Vividly red, comically huge, garnished with an orange slice and a cherry, the modern version of the hurricane is often dismissed as a tourist cocktail, a spring break drink, the sort of thing people drink to get drunk just because they can

While that might be accurate in practice, it’s not entirely fair. With the proper ingredients (none of which is a prepackaged mix), a hurricane can be fantastic. It’s still sweet, and it’ll probably get you drunk, but it’s also a flavorful cocktail worthy of your attention. 

We generally like our boozy drinks to taste boozy. But craving a change of pace, cocktail-wise, and with no plan to travel to New Orleans for Mardi Gras, we spent the weekend before geeking out on hurricane recipes. Here we report our findings and offer up recipes representing three styles of New Orleans’ most famous cocktail. 

The 1940s Hurricane

Pat O’Brien, of the eponymous New Orleans bar, began selling the hurricane in the 1940s. It was wartime, and that meant liquor salesmen had a hard time sourcing the whiskey and cognac O’Brien’s customers preferred. Rum, on the other hand, was everywhere, so salesmen began forcing bar owners to buy dozens of bottles of rum to get even a single bottle of whiskey. O’Brien found himself with an embarrassment of riches, rumwise, and he had to unload it somehow. The liquor-heavy hurricane was his solution.

As for the origin of the recipe itself: Cocktail lore gives O’Brien the credit, but a competing theory cites a 1941 pamphlet called “The Rum Connoisseur,” published by Ronrico Rum, as a source for the original recipe. Either way, the earliest hurricanes were made from rum, citrus, and passion fruit syrup, like the 1940s version we tried:

4 oz. Light Rum

2 oz. Dark Rum

1 oz. Proof Citrus Sour

2 oz. Passion Fruit Syrup (Bottled or DIY)

Shake with ice until chilled, then strain over ice. Garnish with orange wheel and a Luxardo cherry.

The Dawn of the Red Hurricane

Hurricanes were originally yellow-orange in color. The red came a few years later, when bartenders started replacing passion fruit syrup with fassionola, a passion fruit-flavored syrup invented in the 1930s and often used in tiki cocktails. As the tiki trend waned, so did the appetite for fassionola, and the syrup eventually slipped off bartenders’ radar (and store shelves). 

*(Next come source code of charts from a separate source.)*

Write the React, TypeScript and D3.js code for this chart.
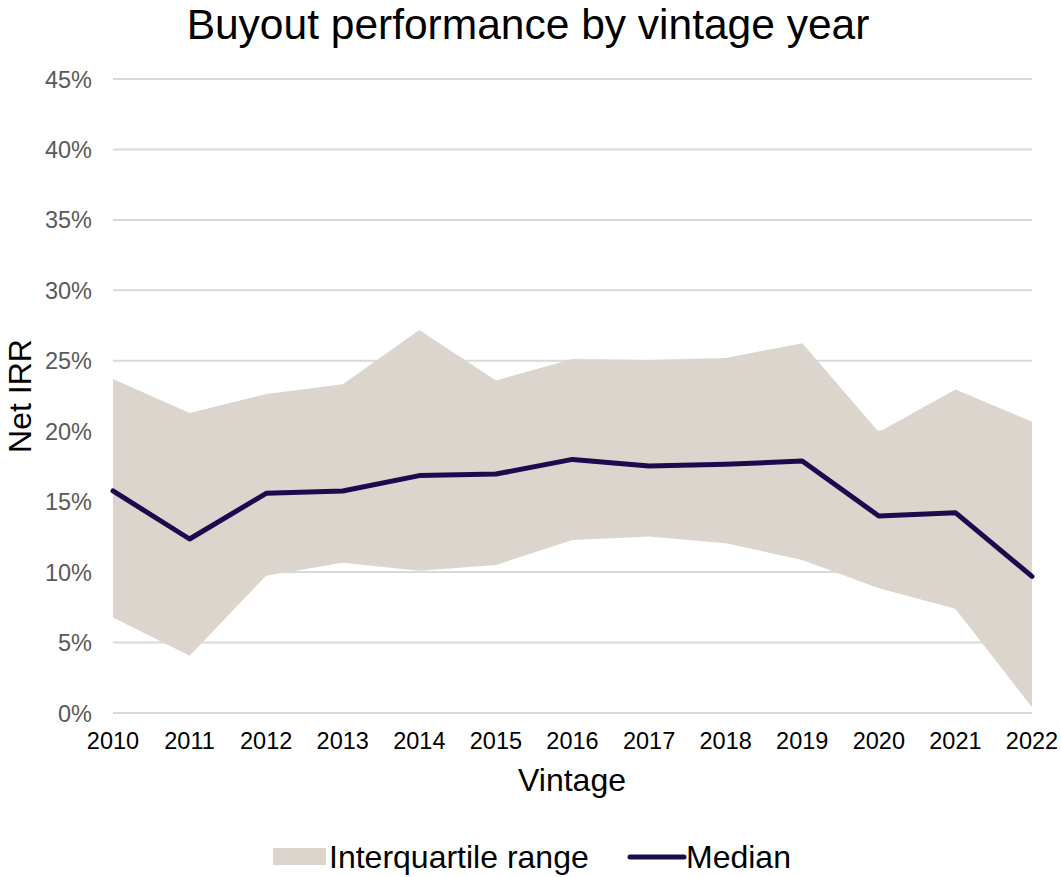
import React from "react";
import * as d3 from "d3";

const years = [2010, 2011, 2012, 2013, 2014, 2015, 2016, 2017, 2018, 2019, 2020, 2021, 2022];
const upperQuartile = [23.7, 21.3, 22.64, 23.33, 27.18, 23.6, 25.13, 25.05, 25.2, 26.25, 19.95, 22.97, 20.68];
const lowerQuartile = [6.77, 4.07, 9.75, 10.67, 10.1, 10.5, 12.28, 12.52, 12.05, 10.86, 8.85, 7.4, 0.4];
const median = [15.76, 12.35, 15.59, 15.76, 16.85, 16.96, 18.0, 17.53, 17.65, 17.89, 13.98, 14.22, 9.7];
const yTicks = [0, 5, 10, 15, 20, 25, 30, 35, 40, 45];

const W = 1061;
const H = 877;
const FONT = "'Liberation Sans', Arial, sans-serif";

export default function App() {
  const x = d3.scaleLinear().domain([2010, 2022]).range([113, 1032]);
  const y = d3.scaleLinear().domain([0, 45]).range([713, 79]);

  const area = d3
    .area<number>()
    .x((_, i) => x(years[i]))
    .y0((_, i) => y(lowerQuartile[i]))
    .y1((_, i) => y(upperQuartile[i]));
  const line = d3
    .line<number>()
    .x((_, i) => x(years[i]))
    .y((d) => y(d));

  return (
    <svg width={W} height={H} style={{ position: "absolute", left: 0, top: 0, background: "#fff" }} fontFamily={FONT}>
      <text x={528} y={39} textAnchor="middle" fontSize={42.5} fill="#000">
        Buyout performance by vintage year
      </text>
      {yTicks.map((t) => (
        <g key={t}>
          <line x1={113} x2={1032} y1={y(t)} y2={y(t)} stroke="#d9d9d9" strokeWidth={2} />
          <text x={92} y={y(t) + 8.5} textAnchor="end" fontSize={23.5} fill="#595959">
            {t}%
          </text>
        </g>
      ))}
      <path d={area(years.map(() => 0)) || ""} fill="#dbd5ce" />
      <path d={line(median) || ""} fill="none" stroke="#1a0b4f" strokeWidth={5} strokeLinejoin="round" strokeLinecap="round" />
      {years.map((yr) => (
        <text key={yr} x={x(yr)} y={749} textAnchor="middle" fontSize={23.5} fill="#000">
          {yr}
        </text>
      ))}
      <text x={572} y={791} textAnchor="middle" fontSize={32} fill="#000">
        Vintage
      </text>
      <text transform={`translate(31,396) rotate(-90)`} textAnchor="middle" fontSize={32} fill="#000">
        Net IRR
      </text>
      <rect x={273} y={848} width={53} height={17} fill="#dbd5ce" />
      <text x={329} y={868} fontSize={32} fill="#000">
        Interquartile range
      </text>
      <line x1={630} x2={684} y1={857} y2={857} stroke="#1a0b4f" strokeWidth={5} strokeLinecap="round" />
      <text x={686} y={868} fontSize={32} fill="#000">
        Median
      </text>
    </svg>
  );
}
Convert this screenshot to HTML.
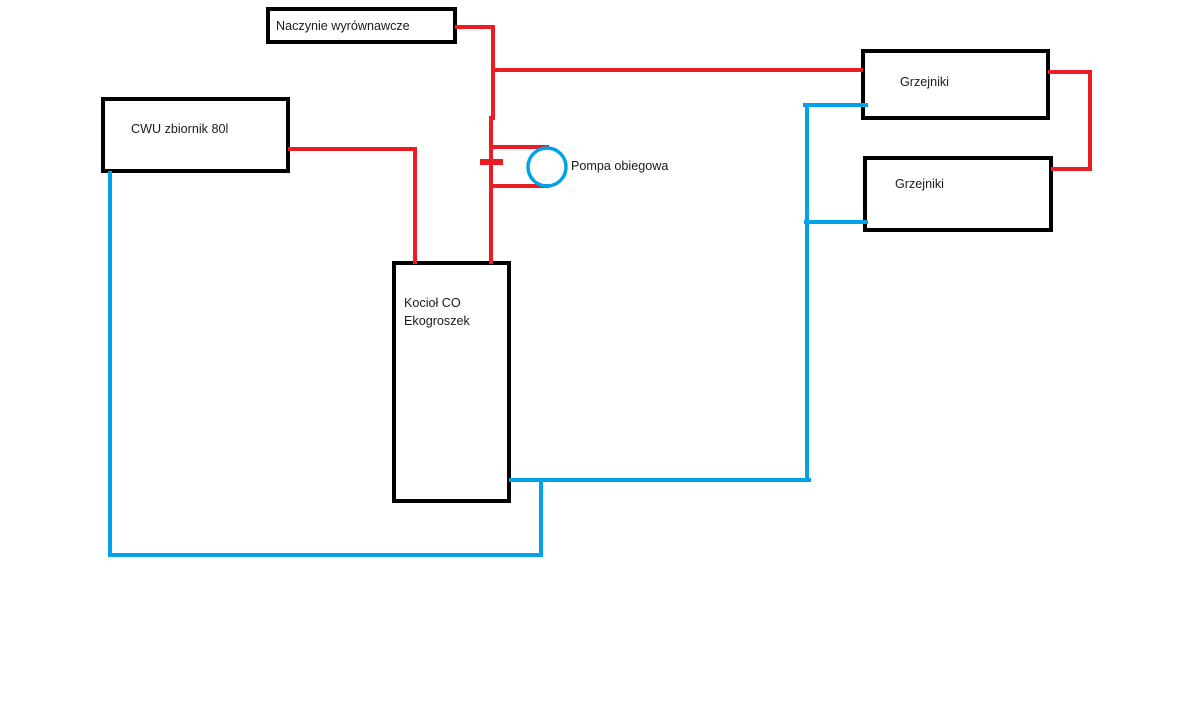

We were curious about this almost-forgotten syrup, so we bought a version from Amazon and re-created a fassionola hurricane recipe below. (You can find several DIY fassionola recipes online, too.)

3 oz. Light Rum

1 oz. Dark Rum

1 oz. Proof Citrus Sour

1 ½ oz. Fassionola

Shake with ice until chilled, then strain over ice. Garnish with orange wheel and a Luxardo cherry.

The Modern Hurricane 

By the 1960s, the recipe had shifted again, this time to passion fruit juice and grenadine, so that’s where we went for our third and final hurricane experiment. 

If authenticity’s your thing, this isn’t that recipe — but it’s still a tasty cocktail that retains the core flavors and strength of the original hurricane. We also found the ingredients relatively easy to come by — most were already in our kitchen, and we found passion fruit juice at a local Latin grocery. 

2 oz Aged Rum

2 oz White Rum

2 oz Passion Fruit Juice

1 oz Orange Juice

½ oz Proof Citrus Sour

½ oz Proof Pomegranate

Shake with ice until chilled, then strain over ice. Garnish with orange wheel and a Luxardo cherry.